A collaboration is represented as a kind of classifier and defines a set of cooperating entities to be played by instances (its roles), as well as a set of connectors that define communication paths between the participating instances. The cooperating entities are the properties of the collaboration.

A collaboration specifies a view (or projection) of a set of cooperating classifiers. It describes the required links between instances that play the roles of the collaboration, as well as the features required of the classifiers that specify the participating instances.

Several collaborations may describe different projections of the same set of classifiers.

Roles of collaborations define a usage of instances, while the classifiers typing these roles specify all required properties of these instances. Thus, a collaboration specifies what properties instances must have to be able to participate in the collaboration. A role specifies (through its type) the required set of features a participating instance must have. The connectors between the roles specify what communication paths must exist between the participating instances.
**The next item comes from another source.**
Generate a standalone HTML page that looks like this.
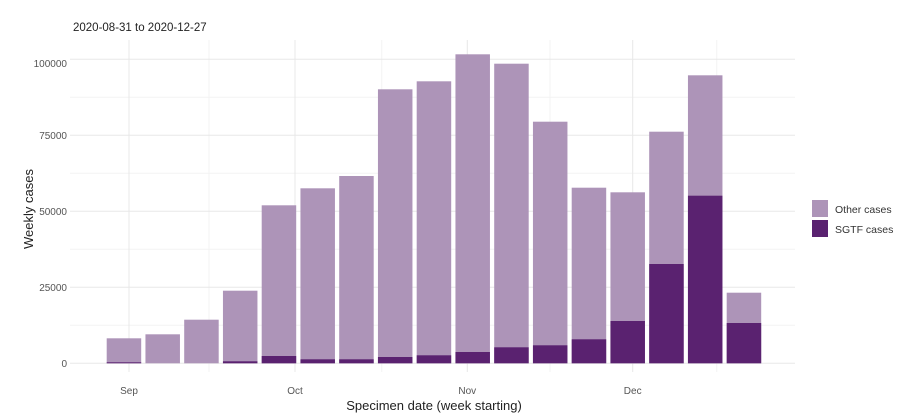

Collaboration is often defined in terms of roles typed by interfaces. An interface is a description of a set of properties (externally observable features) required or provided by an instance. An interface can be viewed as a projection of the externally observable features of a classifier realizing the interface.

Instances of different classifiers can play a role defined by a given interface, as long as these classifiers realize the interface. Several interfaces may be realized by the same classifier, even in the same context, but their features may be different subsets of the features of the realizing classifier.

A collaboration is not directly instantiable. Instead, the cooperation defined by the collaboration comes about as a consequence of the actual cooperation between the instances that play the roles defined in the collaboration (the collaboration is a selective view of that situation).

A collaboration may be attached to an operation or a classifier through a collaboration use. A collaboration used in this way describes how this operation or this classifier is realized by a set of cooperating instances. The connectors defined within the collaboration specify links between the instances when they perform the behavior specified in the classifier. The collaboration specifies the context in which behavior is performed. Such a collaboration may constrain the set of valid interactions that may occur between the instances that are connected by a link.

A collaboration is shown as a dashed ellipse icon containing the name of the collaboration. The internal structure of a collaboration as comprised by roles and connectors may be shown in a compartment within the dashed ellipse icon.

Alternatively, collaboration could be shown using composite structure diagram.